Arming the State, Harming the Planet? Feminist Reimaginations of Security in a Warming World

3 Jun 2026, 10:45

Description

As climate change literally transforms our world, mainstream security discourses centre around how global warming and environmental degradation heighten the risk of armed conflict, constructing climate change as a ‘threat multiplier’. Many states respond to the securitisation of climate change through militarised responses. Yet, this is inherently contradictory. Not only does militarisation create insecurities for women, girls and other marginalised groups, it diverts attention from tackling root causes of climate change. In this work we put forth two key arguments: climate change simultaneously exacerbates existing inequalities and disproportionately impacts marginalised individuals, and second, capitalism reflects masculinist modes of domination, through extraction and exploitation of people, nature and resources. We illustrate our arguments by focusing on feminist foreign policy (FFP). FFP challenges traditional, realist perceptions of foreign and security policies, emphasising a wide array of insecurities experienced by women and marginalised individuals, who feel the full brunt of the climate and eco-crises.

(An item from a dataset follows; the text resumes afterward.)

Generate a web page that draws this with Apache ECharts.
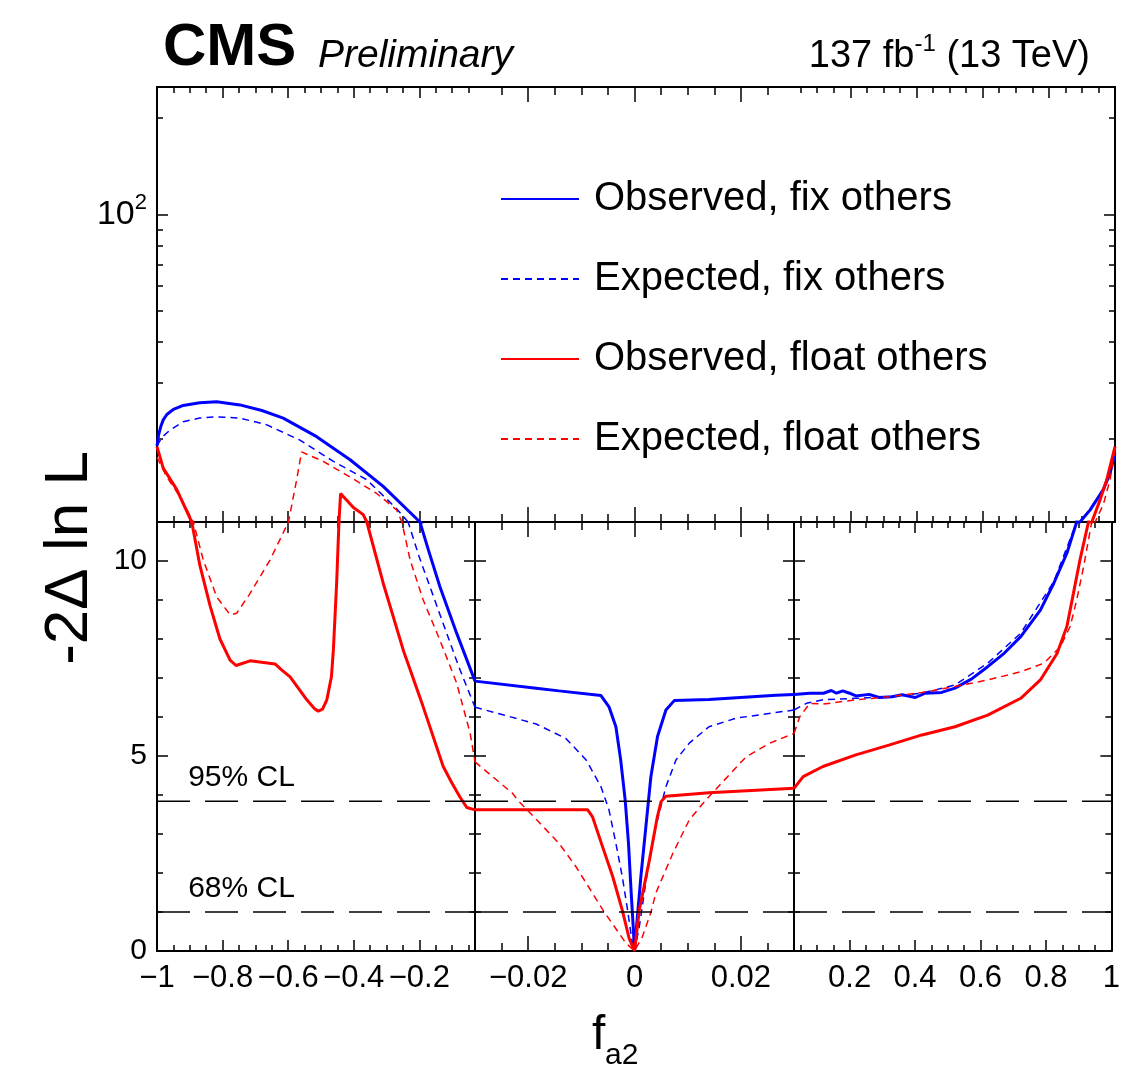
<!DOCTYPE html>
<html>
<head>
<meta charset="utf-8">
<script src="https://cdn.jsdelivr.net/npm/echarts@6/dist/echarts.min.js"></script>
<style>
  html, body { margin: 0; padding: 0; background: #fff; }
  #chart { width: 1123px; height: 1066px; }
</style>
</head>
<body>
<div id="chart"></div>
<script>
// -2 Delta lnL scan versus f_a2

// Observed, fix others (blue solid)
const obsFixX = [-1, -0.995, -0.988, -0.981, -0.97, -0.95, -0.92, -0.87, -0.818, -0.747, -0.68, -0.615, -0.513, -0.411, -0.31, -0.198, -0.172, -0.137, -0.086, -0.03,
  -0.0185, -0.0142, -0.0063, -0.0048, -0.0035, -0.0026, -0.00175, -0.00113, -0.00062, -0.00024, 0, 0.00038, 0.0012, 0.00214, 0.00308, 0.00433, 0.00591, 0.00747, 0.014, 0.0266, 0.03,
  0.078, 0.12, 0.144, 0.16, 0.179, 0.2, 0.219, 0.26, 0.29, 0.33, 0.36, 0.401, 0.431, 0.481, 0.522, 0.572, 0.622, 0.673, 0.723, 0.783, 0.824, 0.864, 0.894, 0.925, 0.965, 0.985, 1];
const obsFixY = [19.0, 20.6, 21.9, 22.9, 23.8, 24.7, 25.4, 25.9, 26.1, 25.5, 24.5, 23.2, 20.3, 17.2, 14.2, 11.0, 10.28, 9.34, 8.15, 6.92,
  6.74, 6.67, 6.55, 6.26, 5.75, 4.90, 3.87, 2.76, 1.48, 0.62, 0, 0.62, 1.91, 3.19, 4.47, 5.50, 6.18, 6.42, 6.45, 6.56, 6.58,
  6.61, 6.61, 6.68, 6.61, 6.67, 6.61, 6.54, 6.58, 6.50, 6.52, 6.57, 6.50, 6.61, 6.63, 6.74, 6.97, 7.29, 7.64, 8.06, 8.74, 9.43, 10.2, 11.0, 12.0, 13.9, 15.6, 18.0];

// Expected, fix others (blue dashed)
const expFixX = [-1, -0.985, -0.96, -0.92, -0.87, -0.818, -0.747, -0.665, -0.564, -0.462, -0.36, -0.269, -0.234, -0.2, -0.14, -0.08, -0.03,
  -0.0248, -0.0185, -0.0129, -0.0091, -0.0063, -0.0048, -0.0035, -0.0023, -0.0013, -0.0005, 0, 0.0009, 0.0023, 0.004, 0.0059, 0.0078, 0.0103, 0.014, 0.0191, 0.0253, 0.03,
  0.068, 0.1185, 0.219, 0.32, 0.421, 0.522, 0.622, 0.723, 0.824, 0.894, 0.925, 0.965, 0.985, 1];
const expFixY = [19.0, 20.2, 21.3, 22.6, 23.2, 23.4, 23.2, 22.1, 19.8, 17.0, 14.9, 12.1, 11.0, 10.1, 8.7, 7.3, 6.25,
  6.06, 5.82, 5.45, 4.90, 4.21, 3.62, 2.76, 1.91, 1.05, 0.28, 0, 0.62, 1.91, 3.19, 4.21, 4.90, 5.33, 5.75, 5.97, 6.09, 6.18,
  6.35, 6.44, 6.48, 6.52, 6.61, 6.82, 7.38, 8.15, 9.47, 11.0, 12.1, 13.9, 15.5, 18.0];

// Observed, float others (red solid)
const obsFloatX = [-1, -0.981, -0.94, -0.894, -0.869, -0.838, -0.808, -0.777, -0.759, -0.716, -0.64, -0.62, -0.594, -0.543, -0.52, -0.508, -0.495, -0.482, -0.468, -0.462, -0.452, -0.445, -0.44, -0.401, -0.371, -0.36, -0.31, -0.249, -0.188, -0.127, -0.1, -0.076, -0.055, -0.03,
  -0.0088, -0.0079, -0.006, -0.0041, -0.0023, -0.001, 0, 0.0009, 0.0028, 0.0043, 0.005, 0.0059, 0.014, 0.03,
  0.058, 0.1185, 0.219, 0.32, 0.421, 0.522, 0.622, 0.723, 0.783, 0.834, 0.864, 0.884, 0.904, 0.93, 0.955, 0.975, 0.99, 1];
const obsFloatY = [18.9, 16.2, 13.9, 11.0, 9.88, 8.85, 8.0, 7.46, 7.32, 7.44, 7.36, 7.21, 7.03, 6.44, 6.22, 6.15, 6.2, 6.44, 7.03, 7.72, 9.44, 11.0, 13.5, 12.2, 11.6, 11.0, 9.43, 7.72, 6.26, 4.73, 4.3, 3.95, 3.68, 3.62,
  3.62, 3.44, 2.67, 1.91, 1.05, 0.32, 0, 1.05, 2.33, 3.44, 3.83, 3.97, 4.06, 4.17,
  4.47, 4.73, 5.03, 5.28, 5.54, 5.75, 6.05, 6.48, 6.95, 7.63, 8.32, 9.17, 10.03, 11.0, 12.9, 14.9, 17.2, 18.9];

// Expected, float others (red dashed)
const expFloatX = [-1, -0.97, -0.93, -0.889, -0.859, -0.818, -0.777, -0.757, -0.716, -0.655, -0.599, -0.574, -0.559, -0.493, -0.411, -0.33, -0.269, -0.253, -0.228, -0.188, -0.137, -0.086, -0.045, -0.03,
  -0.023, -0.0217, -0.0185, -0.0142, -0.011, -0.0079, -0.0057, -0.0016, 0, 0.0015, 0.0031, 0.004, 0.0072, 0.0103, 0.0134, 0.021, 0.0253, 0.03,
  0.048, 0.078, 0.1185, 0.219, 0.32, 0.421, 0.522, 0.622, 0.723, 0.794, 0.844, 0.874, 0.894, 0.915, 0.94, 0.965, 0.985, 1];
const expFloatY = [17.5, 15.2, 13.2, 11.0, 10.03, 9.08, 8.62, 8.66, 9.17, 10.03, 11.0, 14.9, 18.2, 17.0, 15.2, 13.5, 12.0, 11.0, 10.03, 9.0, 7.97, 6.87, 5.59, 4.85,
  4.05, 3.83, 3.38, 2.76, 2.16, 1.48, 1.0, 0.2, 0, 0.37, 1.0, 1.48, 2.5, 3.36, 3.87, 4.98, 5.32, 5.58,
  6.01, 6.35, 6.33, 6.44, 6.52, 6.63, 6.78, 6.95, 7.16, 7.38, 7.80, 8.32, 9.0, 9.85, 11.0, 12.5, 14.9, 18.5];

// confidence levels
const clLevels = [3.84, 1];
const clLabels = ['95% CL', '68% CL'];

// x shown in three pieces, y linear below 11 and log above
const xPanels = [[-1, -0.03], [-0.03, 0.03], [0.03, 1]];
const xMajor = [[-1, -0.8, -0.6, -0.4, -0.2], [-0.02, 0, 0.02], [0.2, 0.4, 0.6, 0.8, 1]];
const xMinor = [
  [-0.95, -0.9, -0.85, -0.75, -0.7, -0.65, -0.55, -0.5, -0.45, -0.35, -0.3, -0.25, -0.15, -0.1, -0.05],
  [-0.025, -0.015, -0.01, -0.005, 0.005, 0.01, 0.015, 0.025],
  [0.05, 0.1, 0.15, 0.25, 0.3, 0.35, 0.45, 0.5, 0.55, 0.65, 0.7, 0.75, 0.85, 0.9, 0.95]
];
const yLinMajor = [0, 5, 10];
const yLinMinor = [1, 2, 3, 4, 6, 7, 8, 9];
const yLogMajor = [100];
const yLogMinor = [20, 30, 40, 50, 60, 70, 80, 90, 200];

const chart = echarts.init(document.getElementById('chart'));
const FONT = '"Liberation Sans", Arial, Helvetica, sans-serif';
const colEdges = [157, 475, 794, 1115];
const rowEdges = [87, 522, 951];
const frame = { color: '#000', width: 2 };

function fmtX(v) {
  return String(+v.toFixed(3)).replace('-', '\u2212');
}

const grids = [], xAxes = [], yAxes = [];
for (let r = 0; r < 2; r++) {
  for (let c = 0; c < 3; c++) {
    const g = grids.length;
    grids.push({
      left: colEdges[c], top: rowEdges[r],
      width: colEdges[c + 1] - colEdges[c], height: rowEdges[r + 1] - rowEdges[r]
    });
    const mid = c === 1;
    ['bottom', 'top'].forEach(pos => {
      [true, false].forEach(major => {
        xAxes.push({
          gridIndex: g, type: 'value', position: pos,
          min: xPanels[c][0], max: xPanels[c][1],
          axisLine: { show: major, onZero: false, lineStyle: frame },
          axisTick: {
            show: true, inside: true,
            length: major ? (mid ? 15 : 11) : (mid ? 8 : 6),
            customValues: major ? xMajor[c] : xMinor[c],
            lineStyle: { color: '#000', width: 1.5 }
          },
          axisLabel: {
            show: major && r === 1 && pos === 'bottom',
            customValues: xMajor[c], formatter: fmtX, margin: 12,
            fontSize: 31, color: '#000', fontFamily: FONT
          },
          splitLine: { show: false }
        });
      });
    });
    ['left', 'right'].forEach(pos => {
      const outer = r === 1 || (c === 0 && pos === 'left') || (c === 2 && pos === 'right');
      [true, false].forEach(major => {
        const isLog = r === 0;
        yAxes.push({
          gridIndex: g, type: isLog ? 'log' : 'value', logBase: 10, position: pos,
          min: isLog ? 11 : 0, max: isLog ? 250 : 11,
          axisLine: { show: outer && major, onZero: false, lineStyle: frame },
          axisTick: {
            show: outer, inside: true, length: major ? 11 : 6,
            customValues: isLog ? (major ? yLogMajor : yLogMinor) : (major ? yLinMajor : yLinMinor),
            lineStyle: { color: '#000', width: 1.5 }
          },
          axisLabel: {
            show: major && c === 0 && pos === 'left',
            customValues: isLog ? yLogMajor : yLinMajor,
            margin: 10, fontSize: 30, color: '#000', fontFamily: FONT,
            formatter: isLog ? (() => '{b|10}{s|2}') : (v => String(v)),
            rich: {
              b: { fontSize: 34, lineHeight: 46, fontFamily: FONT, color: '#000', verticalAlign: 'middle' },
              s: { fontSize: 22, lineHeight: 22, fontFamily: FONT, color: '#000', verticalAlign: 'top' }
            }
          },
          splitLine: { show: false }
        });
      });
    });
  }
}

const curves = [
  { name: 'Observed, fix others', x: obsFixX, y: obsFixY, color: '#0000ff', dashed: false },
  { name: 'Expected, fix others', x: expFixX, y: expFixY, color: '#0000ff', dashed: true },
  { name: 'Observed, float others', x: obsFloatX, y: obsFloatY, color: '#ff0000', dashed: false },
  { name: 'Expected, float others', x: expFloatX, y: expFloatY, color: '#ff0000', dashed: true }
];

const series = [];
curves.forEach(cv => {
  for (let r = 0; r < 2; r++) {
    for (let c = 0; c < 3; c++) {
      if (r === 0 && c === 1) continue; // nothing reaches above 11 in the middle
      const g = r * 3 + c;
      const lo = xPanels[c][0], hi = xPanels[c][1];
      const pts = [];
      cv.x.forEach((xv, i) => {
        if (xv >= lo - 1e-9 && xv <= hi + 1e-9) pts.push([xv, cv.y[i]]);
      });
      series.push({
        type: 'line', name: cv.name, xAxisIndex: g * 4, yAxisIndex: g * 4,
        data: pts, symbol: 'none', clip: true, silent: true,
        itemStyle: { color: cv.color },
        lineStyle: { color: cv.color, width: cv.dashed ? 1.5 : 3, type: cv.dashed ? [7, 5] : 'solid' }
      });
    }
  }
});

// CL reference lines in the linear part
for (let c = 0; c < 3; c++) {
  const g = 3 + c;
  clLevels.forEach(lv => {
    series.push({
      type: 'line', name: 'cl', xAxisIndex: g * 4, yAxisIndex: g * 4,
      data: [[xPanels[c][0], lv], [xPanels[c][1], lv]],
      symbol: 'none', silent: true,
      lineStyle: { color: '#000', width: 1.5, type: [33, 15] }
    });
  });
}

const texts = [
  { type: 'text', x: 163, y: 48, style: { text: 'CMS', font: 'bold 60px ' + FONT, fill: '#000', textVerticalAlign: 'middle' } },
  { type: 'text', x: 318, y: 56, style: { text: 'Preliminary', font: 'italic 39px ' + FONT, fill: '#000', textVerticalAlign: 'middle' } },
  { type: 'text', x: 1090, y: 57, style: {
      text: '{a|137 fb}{s|-1}{a| (13 TeV)}', textAlign: 'right', textVerticalAlign: 'middle',
      rich: {
        a: { fontSize: 38, lineHeight: 50, fontFamily: FONT, fill: '#000', verticalAlign: 'middle' },
        s: { fontSize: 24, lineHeight: 24, fontFamily: FONT, fill: '#000', verticalAlign: 'top' }
      } } },
  { type: 'text', x: 70, y: 558, rotation: Math.PI / 2, style: { text: '-2\u0394 ln L', font: '62px ' + FONT, fill: '#000', textAlign: 'center', textVerticalAlign: 'middle' } },
  { type: 'text', x: 592, y: 1036, style: { text: 'f', font: '48px ' + FONT, fill: '#000', textVerticalAlign: 'middle' } },
  { type: 'text', x: 605, y: 1056, style: { text: 'a2', font: '30px ' + FONT, fill: '#000', textVerticalAlign: 'middle' } }
];

const option = {
  animation: false,
  backgroundColor: '#fff',
  grid: grids,
  xAxis: xAxes,
  yAxis: yAxes,
  legend: {
    data: curves.map(c => c.name),
    orient: 'vertical', left: 500, top: 179, padding: 0,
    itemWidth: 78, itemHeight: 14, itemGap: 40,
    selectedMode: false,
    itemStyle: { opacity: 0 },
    textStyle: { fontSize: 40, lineHeight: 40, fontFamily: FONT, color: '#000', padding: [0, 0, 0, 10] }
  },
  graphic: texts,
  series: series
};

chart.setOption(option);

// CL captions sit just above their lines, placed through the bottom-left axes
clLabels.forEach((t, i) => {
  const p = chart.convertToPixel({ xAxisIndex: 12, yAxisIndex: 12 }, [-0.905, clLevels[i] + 0.6]);
  texts.push({ type: 'text', x: p[0], y: p[1], style: { text: t, font: '30px ' + FONT, fill: '#000', textVerticalAlign: 'middle' } });
});
chart.setOption({ graphic: texts });
</script>
</body>
</html>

By drawing on its feminist roots, FFPs could shed light on power structures fuelling the climate crisis: patriarchy and capitalism. We turn to the illustrative case of Sweden and the rise and fall of its pioneering policy, exploring key documents on FFP, national security strategies and declarations of foreign policy, using Bacchi’s What’s the Problem Represented to be approach. In so doing, we seek to understand how climate related problems are defined and the extent to which those problematisations employ the language of securitisation and militarisation. Our findings suggest a tendency to privilege orthodox and militarised notions of national security, which prioritise the well-being of institutions above that of the environment and the many species nested in it. Instead, we argue that it is vital to move beyond state-centric security notions, towards not just human but ecological security.